Here’s some renderings of a sign design created to help with a school’s districts merger and subsequent name and mascot change.
I did not design the jaguar face, one of the schools’ art instructor did. It looks great, but was a challenge to convert to laser-able geometry. Some features had to go.
Black & White
I struggled with how to stencil the spots in a way that may be sturdy enough to stand up to the elements for a reasonable number of seasons, yet still fits the overall aesthetic.
Here’s the original logo:
In order to turn the image into something more binary and easier to trace in SolidWorks, I had to cajole some pixels in GIMP. Here’s what I ended up with:
As designed, all fasteners are stainless steel, with carriage bolts and acorn lock nuts to make them look extra fancy.

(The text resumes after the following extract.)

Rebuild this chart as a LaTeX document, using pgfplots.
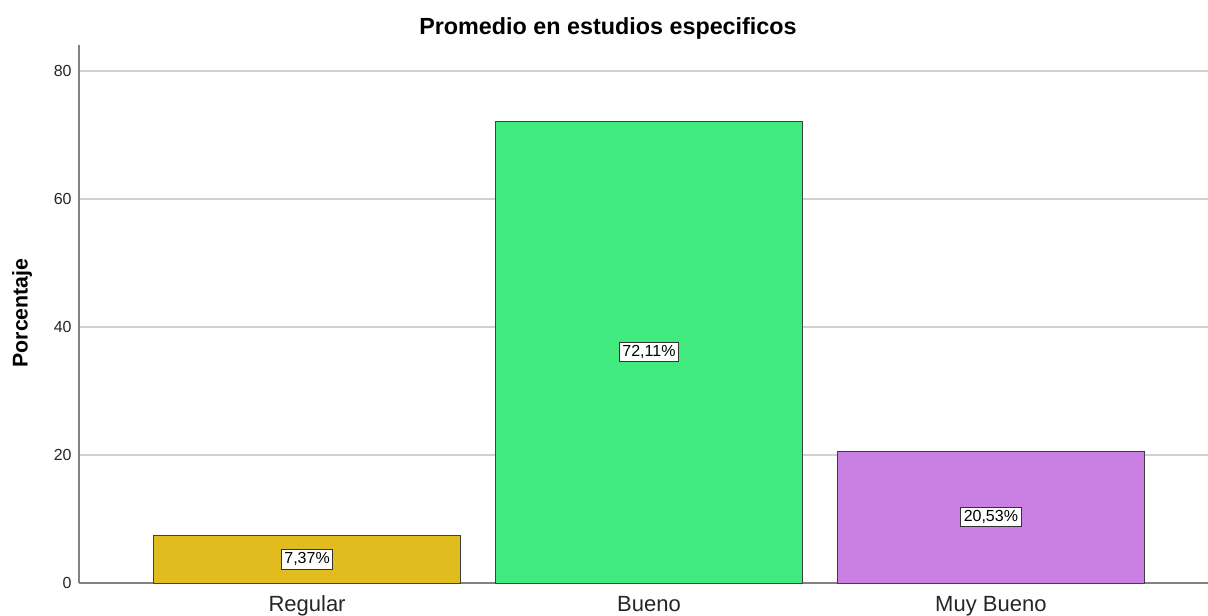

I could not find the original artist’s font for “JaguarS” anywhere, and I spent an inordinate amount of time looking. So I went with these 2 fonts.
The top was chosen because it’s compact and looks maybe even better after I added some stenciling (not all fonts take stenciling well…).
The JaguarS font was chosen because it’s really one of the closest I could find to the original, even though that’s got serifs and the one I chose does not. Stencils are added to strengthen or complete the letters.
Front to Back, Side to Side
Notice how the cat face cutout in the front & back teal plates line up perfectly with the cat stenciling in the middle black plate, but the writing still goes left-to-right on the teal plates, no matter which side you’re on? I suppose I could’ve done a better job of centering the cat’s chin so it would be directly above the “u” in JaguarS on both teal plates… But then the cat’s ear will start creeping too close to the top lettering.
Yes, I exhibit a psychotic break with reality when it comes to some details that no one else cares about. Steve Jobs turned this uncompromising meticulousness into dying a billionaire. Is it too late to unveil my big idea about a touchscreen pocket computer slash phone?
The outer (teal painted) plates are designed with 14ga plate steel in mind.
Because of the intricate stenciling on the inside sandwich plate, I thickened it to 11ga.
The 8 bent bracket plates are 1/4″ steel.
The sign lettering reads correctly on front and back, which is why I opted to do the sign this way–no tacky mirrored text effect then, like “REDRUM” in The Shining.
But even with my weight reduction attempts of using thinner-gauge steel, the 3 sign plates and 8 brackets still add up to hundreds of pounds. The plates are 48″ tall, 96″ wide, to give some perspective on how large the sign actually is.